### Exercise goal
Copy out each line that has "this" in it.

### Given data
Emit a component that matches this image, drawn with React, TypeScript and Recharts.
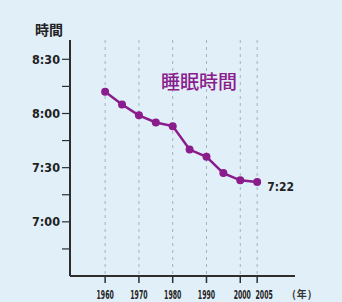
import { LineChart, Line, XAxis, YAxis, CartesianGrid } from "recharts";

// 調査年
const years = [1960, 1965, 1970, 1975, 1980, 1985, 1990, 1995, 2000, 2005];
// 睡眠時間 (分)
const sleepMinutes = [492, 485, 479, 475, 473, 460, 456, 447, 443, 442];
const xTicks = [1960, 1970, 1980, 1990, 2000, 2005];
const yTicks = [405, 420, 435, 450, 465, 480, 495, 510];

const data = years.map((y, i) => ({ year: y, sleep: sleepMinutes[i] }));

const PURPLE = "#8a1c8c";
const AXIS = "#2e2e2e";
const FONT = "'DejaVu Sans Condensed', 'DejaVu Sans', sans-serif";

const fmt = (m: number) =>
  m % 30 === 0 ? `${Math.floor(m / 60)}:${String(m % 60).padStart(2, "0")}` : "";
const fmtAll = (m: number) => `${Math.floor(m / 60)}:${String(m % 60).padStart(2, "0")}`;

// 2000 と 2005 のラベルが重ならないよう少しずらす
const labelShift = (v: number) => (v === 2005 ? 7 : v === 2000 ? 2 : 0);

// 細長い数字 (横方向に圧縮)
function XTick({ x, y, payload }: any) {
  return (
    <g transform={`translate(${x + labelShift(payload.value)},${y + 14}) scale(0.53,1)`}>
      <text x={0} y={0} textAnchor="middle" fontSize={13} fontWeight="bold" fontFamily={FONT} fill="#222">
        {payload.value}
      </text>
    </g>
  );
}

function LastLabel({ x, y, index }: any) {
  if (index !== years.length - 1) return null;
  return (
    <text x={x + 10} y={y + 9} fontSize={12} fontWeight="bold" fontFamily={FONT} fill="#222">
      {fmtAll(sleepMinutes[index])}
    </text>
  );
}

export default function App() {
  return (
    <div style={{ position: "absolute", left: 0, top: 0, width: 342, height: 302, background: "#e1eff9" }}>
      <LineChart width={342} height={302} data={data} margin={{ top: 40, right: 47, left: 0, bottom: 0 }}>
        <CartesianGrid vertical horizontal={false} syncWithTicks stroke="#a9b1b8" strokeDasharray="3 4" />
        <XAxis
          dataKey="year"
          type="number"
          domain={[1949.6, 2016.2]}
          ticks={xTicks}
          interval={0}
          height={26}
          tickSize={7}
          tick={<XTick />}
          axisLine={{ stroke: AXIS, strokeWidth: 2 }}
          tickLine={{ stroke: AXIS, strokeWidth: 1.5 }}
          allowDataOverflow
        />
        <YAxis
          type="number"
          domain={[390, 520.7]}
          ticks={yTicks}
          interval={0}
          width={70}
          tickSize={8}
          tickFormatter={fmt}
          tick={{ fontSize: 12.5, fontWeight: "bold", fontFamily: FONT, fill: "#222" }}
          axisLine={{ stroke: AXIS, strokeWidth: 2 }}
          tickLine={{ stroke: AXIS, strokeWidth: 1.2 }}
          allowDataOverflow
        />
        <Line
          dataKey="sleep"
          stroke={PURPLE}
          strokeWidth={2.5}
          dot={{ r: 4, fill: PURPLE, stroke: PURPLE, strokeWidth: 0 }}
          label={<LastLabel />}
          isAnimationActive={false}
        />
        <text x={35} y={35} fontSize={14} fontWeight="bold" fontFamily="'Noto Sans CJK JP', sans-serif" fill="#222">
          時間
        </text>
        <text x={161} y={89} fontSize={19} fontWeight={500} fontFamily="'Noto Sans CJK JP', sans-serif" fill={PURPLE}>
          睡眠時間
        </text>
        <text x={292} y={298} fontSize={10} fontWeight="bold" fontFamily="'Noto Sans CJK JP', sans-serif" fill="#333" letterSpacing={1}>
          (年)
        </text>
      </LineChart>
    </div>
  );
}
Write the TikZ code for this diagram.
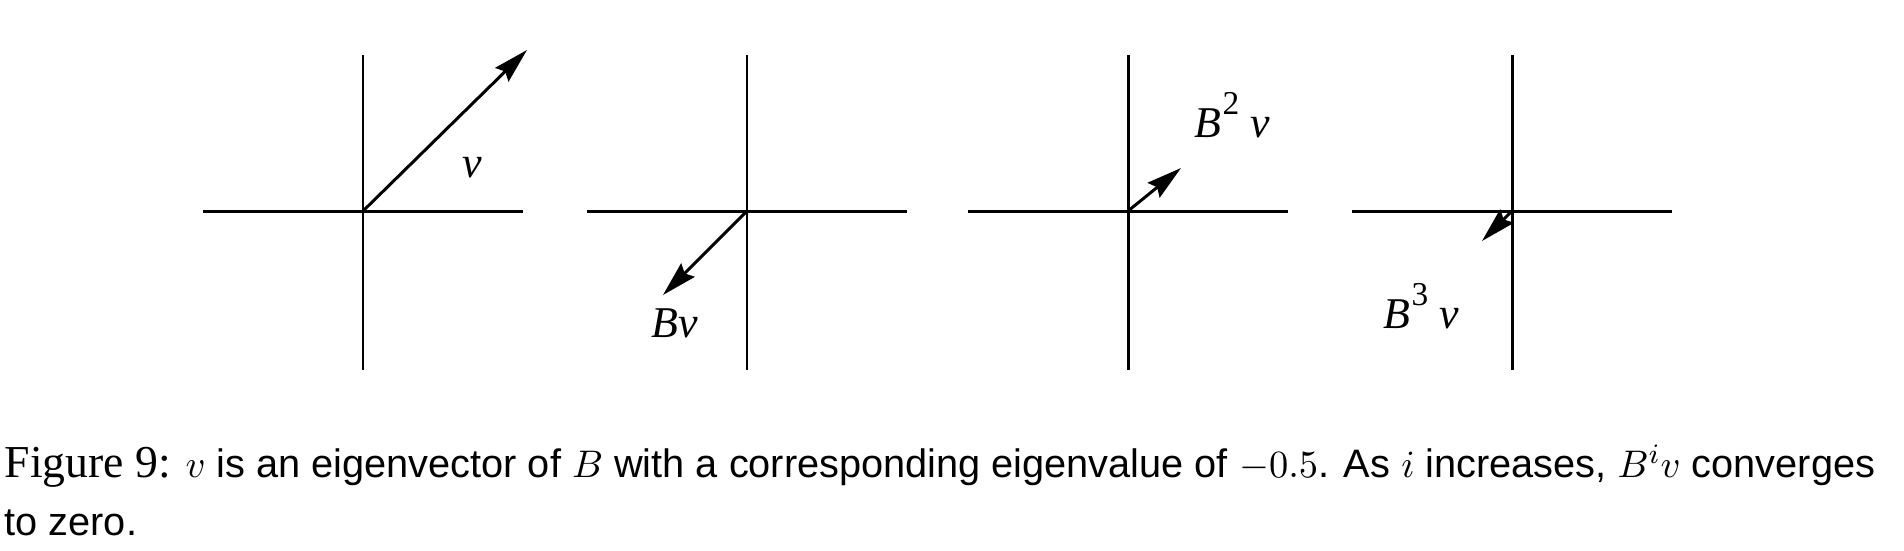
\documentclass[tikz,border=0pt]{standalone}
\usepackage[no-math]{fontspec}
\setmainfont{Liberation Serif}
\setsansfont{Liberation Sans}
\usetikzlibrary{arrows.meta}

\newcommand{\sqpow}[1]{\kern0.5pt\raisebox{6.5pt}{\fontsize{9.5}{9.5}\selectfont\upshape #1}}

\begin{document}
\begin{tikzpicture}[
  axis/.style={line width=0.85pt},
  vec/.style={line width=0.85pt, -{Stealth[length=10pt, width=5.4pt, inset=1.3pt]}},
  lbl/.style={font=\fontsize{12.5}{14}\selectfont\itshape, inner sep=0pt, anchor=base},
  capt/.style={font=\fontsize{11.3}{13}\selectfont\sffamily, inner sep=0pt, anchor=base west}
]
  \useasboundingbox (0,0) rectangle (19.04,-5.5);

  % Origins
  \coordinate (O1) at (3.63,-2.11);
  \coordinate (O2) at (7.47,-2.11);
  \coordinate (O3) at (11.28,-2.11);
  \coordinate (O4) at (15.12,-2.11);

  % Vector tips
  \coordinate (T1) at (5.27,-0.50);
  \coordinate (T2) at (6.63,-2.95);
  \coordinate (T3) at (11.81,-1.68);
  \coordinate (T4) at (14.82,-2.41);

  % Axes
  \draw[axis] ([xshift=-1.6cm]O1) -- ([xshift=1.6cm]O1);
  \draw[axis] ([yshift=1.56cm]O1) -- ([yshift=-1.59cm]O1);
  \draw[axis] ([xshift=-1.6cm]O2) -- ([xshift=1.6cm]O2);
  \draw[axis] ([yshift=1.56cm]O2) -- ([yshift=-1.59cm]O2);
  \draw[axis] ([xshift=-1.6cm]O3) -- ([xshift=1.6cm]O3);
  \draw[axis] ([yshift=1.56cm]O3) -- ([yshift=-1.59cm]O3);
  \draw[axis] ([xshift=-1.6cm]O4) -- ([xshift=1.6cm]O4);
  \draw[axis] ([yshift=1.56cm]O4) -- ([yshift=-1.59cm]O4);

  % Vectors
  \draw[vec] (O1) -- (T1);
  \draw[vec] (O2) -- (T2);
  \draw[vec] (O3) -- (T3);
  \draw[vec] (O4) -- (T4);

  % Labels
  \node[lbl] (lv)  at (4.72,-1.77) {v};
  \node[lbl] (lbv) at (6.745,-3.37) {Bv};
  \node[lbl] (lb2) at (12.32,-1.37) {B\sqpow{2} v};
  \node[lbl] (lb3) at (14.21,-3.28) {B\sqpow{3} v};

  % Caption
  \node[capt] (cap1) at (0.04,-4.77) {{\rmfamily\fontsize{13}{13}\selectfont Figure 9:} $v$ is an eigenvector of $B$ with a corresponding eigenvalue of $-0.5$. As $i$ increases, $B^iv$ converges};
  \node[capt] (cap2) at (0.04,-5.35) {to zero.};
\end{tikzpicture}
\end{document}
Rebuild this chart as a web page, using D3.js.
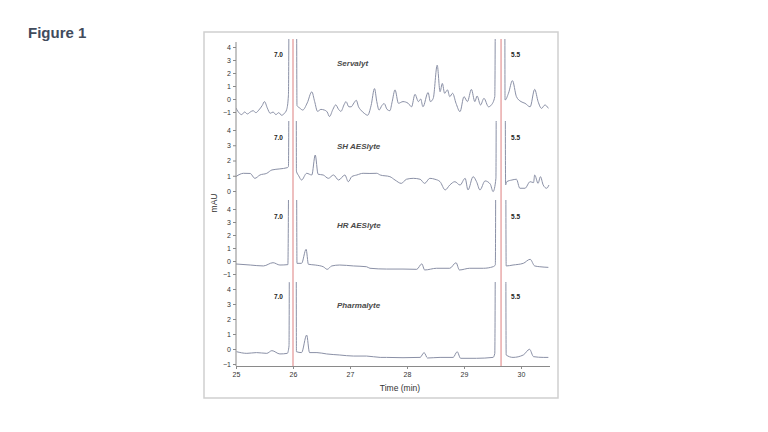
<!DOCTYPE html>
<html>
<head>
<meta charset="utf-8">
<script src="https://cdn.jsdelivr.net/npm/d3@7"></script>
<style>
  body { margin: 0; background: #fff; }
  svg { font-family: Arial, "Liberation Sans", sans-serif; }
</style>
</head>
<body>
<svg width="768" height="432"></svg>
<script>
// data: [time (min), mAU]
const servalyt = [[25.00,-0.7],[25.06,-1.1],[25.10,-1.2],[25.15,-1.0],[25.20,-1.15],[25.25,-1.0],[25.30,-0.9],[25.35,-1.05],[25.40,-0.85],[25.46,-0.5],[25.50,-0.2],[25.55,-0.7],[25.60,-1.1],[25.65,-1.0],[25.70,-1.2],[25.75,-1.05],[25.80,-1.25],[25.85,-1.1],[25.89,-0.8],[25.92,0.3],[25.95,30],[26.05,30],[26.07,-0.5],[26.12,-0.7],[26.17,-0.85],[26.25,-0.3],[26.33,0.55],[26.38,-0.2],[26.43,-0.95],[26.49,-0.8],[26.55,-0.85],[26.60,-1.0],[26.64,-1.35],[26.70,-0.8],[26.75,-0.45],[26.80,-0.8],[26.84,-0.95],[26.90,-0.4],[26.93,-0.2],[26.98,-0.6],[27.02,-0.6],[27.07,-0.3],[27.11,-0.1],[27.15,-0.6],[27.19,-0.85],[27.25,-1.1],[27.31,-1.25],[27.37,-0.5],[27.43,0.8],[27.47,-0.2],[27.51,-0.85],[27.56,-0.5],[27.60,-0.35],[27.65,-0.8],[27.70,-0.9],[27.74,-0.2],[27.79,0.7],[27.85,-0.33],[27.93,-0.2],[28.02,-0.33],[28.08,-0.6],[28.14,0.36],[28.20,-0.2],[28.24,0.0],[28.28,-0.6],[28.37,0.5],[28.41,-0.2],[28.46,0.05],[28.53,2.6],[28.58,0.56],[28.62,1.2],[28.66,0.44],[28.71,0.7],[28.75,0.18],[28.80,0.44],[28.86,-0.33],[28.93,-0.97],[29.00,0.18],[29.06,-0.2],[29.13,0.74],[29.19,-0.2],[29.23,0.23],[29.29,-0.46],[29.35,0.05],[29.43,-0.6],[29.48,-0.46],[29.54,0.18],[29.57,30],[29.71,30],[29.72,-0.08],[29.78,0.44],[29.85,1.41],[29.92,0.18],[30.00,-0.2],[30.07,-0.33],[30.16,-0.6],[30.24,0.74],[30.30,-0.2],[30.36,-0.72],[30.42,-0.46],[30.48,-0.72]]

const shAeslyte = [[25.00,0.95],[25.07,1.1],[25.13,1.16],[25.25,1.15],[25.33,0.83],[25.42,1.05],[25.54,1.16],[25.63,1.38],[25.77,1.45],[25.90,1.53],[25.92,1.6],[25.95,30],[26.05,30],[26.06,1.3],[26.10,1.0],[26.15,0.72],[26.24,1.16],[26.33,1.05],[26.39,2.36],[26.44,1.1],[26.53,1.05],[26.62,0.83],[26.71,1.05],[26.80,0.72],[26.91,1.05],[26.97,0.61],[27.03,0.94],[27.12,1.05],[27.23,1.16],[27.35,1.15],[27.47,1.16],[27.53,1.05],[27.70,0.94],[27.79,0.72],[27.90,0.5],[27.99,0.77],[28.11,0.83],[28.23,0.77],[28.31,0.5],[28.40,0.83],[28.49,0.77],[28.58,0.61],[28.67,0.07],[28.75,0.39],[28.84,0.61],[28.93,0.39],[29.02,0.83],[29.07,0.07],[29.16,0.94],[29.22,0.61],[29.28,0.07],[29.37,0.66],[29.46,0.46],[29.51,-0.04],[29.56,0.83],[29.58,30],[29.71,30],[29.73,0.4],[29.75,0.61],[29.84,0.72],[29.92,0.77],[29.98,0.18],[30.07,0.18],[30.16,0.61],[30.22,0.55],[30.24,1.05],[30.30,0.5],[30.34,0.94],[30.39,0.39],[30.45,0.18],[30.49,0.39]]

const hrAeslyte = [[25.00,-0.23],[25.25,-0.31],[25.48,-0.38],[25.65,-0.13],[25.77,-0.31],[25.91,-0.28],[25.95,30],[26.05,30],[26.07,-0.18],[26.15,-0.18],[26.23,0.9],[26.27,-0.25],[26.39,-0.31],[26.53,-0.44],[26.60,-0.64],[26.68,-0.38],[26.82,-0.31],[27.06,-0.38],[27.29,-0.44],[27.35,-0.56],[27.64,-0.62],[27.93,-0.62],[28.17,-0.64],[28.26,-0.22],[28.31,-0.69],[28.52,-0.56],[28.75,-0.56],[28.86,-0.13],[28.92,-0.69],[29.10,-0.56],[29.34,-0.56],[29.51,-0.44],[29.55,-0.3],[29.57,30],[29.72,30],[29.74,-0.38],[29.86,-0.31],[30.04,-0.18],[30.16,0.13],[30.24,-0.38],[30.33,-0.44],[30.48,-0.49]]

const pharmalyte = [[25.01,-0.18],[25.19,-0.29],[25.36,-0.24],[25.54,-0.29],[25.63,-0.11],[25.77,-0.33],[25.90,-0.29],[25.93,0.2],[25.95,30],[26.05,30],[26.06,-0.18],[26.15,-0.24],[26.24,0.93],[26.29,-0.24],[26.42,-0.24],[26.59,-0.33],[26.82,-0.4],[27.06,-0.47],[27.29,-0.47],[27.53,-0.56],[27.64,-0.56],[27.93,-0.58],[28.23,-0.56],[28.30,-0.24],[28.36,-0.6],[28.58,-0.56],[28.81,-0.56],[28.88,-0.18],[28.94,-0.62],[29.22,-0.62],[29.51,-0.56],[29.54,-0.3],[29.57,30],[29.72,30],[29.74,-0.4],[29.86,-0.56],[30.04,-0.4],[30.15,-0.02],[30.22,-0.51],[30.39,-0.56],[30.48,-0.56]]

const names = ['Servalyt', 'SH AESlyte', 'HR AESlyte', 'Pharmalyte']
const traces = [servalyt, shAeslyte, hrAeslyte, pharmalyte]
const yDomains = [[-1, 4], [0, 4], [-1, 4], [-1, 4]]
const yTickValues = [[-1, 0, 1, 2, 3, 4], [0, 1, 2, 3, 4], [-1, 0, 1, 2, 3, 4], [-1, 0, 1, 2, 3, 4]]
const xTicks = [25, 26, 27, 28, 29, 30]
const markers = [26.0, 29.65]
const markerLabels = ['7.0', '5.5']

// layout
const panelRanges = [[112, 47], [191, 130], [274, 209], [364, 289]]
const panelTops = [39, 121, 200, 282]
const axisBottom = 366

const svg = d3.select('svg')

//figure title
svg.append('text')
    .attr('x', 28)
    .attr('y', 38)
    .text('Figure 1')
    .style('font-size', '15px')
    .style('font-weight', 'bold')
    .style('fill', '#414b5c')

//outer frame
svg.append('rect')
    .attr('x', 204)
    .attr('y', 32)
    .attr('width', 354)
    .attr('height', 366)
    .style('fill', 'none')
    .style('stroke', '#cfcfcf')
    .style('stroke-width', '1.5px')

const x = d3.scaleLinear().domain([25, 30.5]).range([236, 549.5])

//red marker lines
svg.selectAll('line.marker')
    .data(markers)
    .enter().append('line')
    .attr('class', 'marker')
    .attr('x1', d => x(d))
    .attr('x2', d => x(d))
    .attr('y1', 39)
    .attr('y2', axisBottom)
    .style('stroke', '#e39494')
    .style('stroke-width', '1.2px')

//panels
for (let i = 0; i < traces.length; i++) {
    const y = d3.scaleLinear().domain(yDomains[i]).range(panelRanges[i])

    svg.append('clipPath')
        .attr('id', 'clip' + i)
        .append('rect')
        .attr('x', 236)
        .attr('y', panelTops[i])
        .attr('width', 320)
        .attr('height', 120)

    const line = d3.line()
        .x(d => x(d[0]))
        .y(d => y(d[1]))
        .curve(d3.curveMonotoneX)

    svg.append('path')
        .datum(traces[i])
        .attr('d', line)
        .attr('clip-path', 'url(#clip' + i + ')')
        .style('fill', 'none')
        .style('stroke', '#8a90a6')
        .style('stroke-width', '1px')
        .style('stroke-linejoin', 'round')

    //y ticks for this panel
    const ax = svg.append('g')
        .attr('transform', 'translate(236,0)')
        .call(d3.axisLeft(y).tickValues(yTickValues[i]).tickSize(3).tickSizeOuter(0).tickFormat(d3.format('d')))
    ax.select('.domain').remove()
    ax.selectAll('line').style('stroke', '#8a8a8a')
    ax.selectAll('text')
        .style('font-size', '7px')
        .style('fill', '#333')
        .attr('font-family', null)
        .attr('x', -5)

    //sample name
    svg.append('text')
        .attr('x', 337)
        .attr('y', y(4) + 19)
        .text(names[i])
        .style('font-size', '8px')
        .style('font-style', 'italic')
        .style('font-weight', 'bold')
        .style('fill', '#4a4a4a')

    //pI labels
    svg.append('text')
        .attr('x', x(markers[0]) - 10)
        .attr('y', y(4) + 10)
        .attr('text-anchor', 'end')
        .text(markerLabels[0])
        .style('font-size', '6.5px')
        .style('font-weight', 'bold')
        .style('fill', '#222')
    svg.append('text')
        .attr('x', x(markers[1]) + 10)
        .attr('y', y(4) + 10)
        .text(markerLabels[1])
        .style('font-size', '6.5px')
        .style('font-weight', 'bold')
        .style('fill', '#222')
}

//continuous y axis line
svg.append('line')
    .attr('x1', 236)
    .attr('x2', 236)
    .attr('y1', 42)
    .attr('y2', axisBottom)
    .style('stroke', '#8a8a8a')
    .style('stroke-width', '1px')

//x axis
const xa = svg.append('g')
    .attr('transform', 'translate(0,' + axisBottom + ')')
    .call(d3.axisBottom(x).tickValues(xTicks).tickSize(3).tickSizeOuter(0).tickFormat(d3.format('d')))
xa.select('.domain').style('stroke', '#8a8a8a')
xa.selectAll('line').style('stroke', '#8a8a8a')
xa.selectAll('text')
    .attr('font-family', null)
    .style('font-size', '7px')
    .style('fill', '#333')

//axis titles
svg.append('text')
    .attr('x', 400)
    .attr('y', 391)
    .attr('text-anchor', 'middle')
    .text('Time (min)')
    .style('font-size', '8.5px')
    .style('fill', '#333')

svg.append('text')
    .attr('transform', 'translate(217,203) rotate(-90)')
    .attr('text-anchor', 'middle')
    .text('mAU')
    .style('font-size', '8.5px')
    .style('fill', '#333')
</script>
</body>
</html>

### Result of the task
Emit a component that matches this image, drawn with React, TypeScript and Recharts.
Write the TikZ code for this diagram.
Rebuild this chart as a web page, using D3.js.
    //y ticks for this panel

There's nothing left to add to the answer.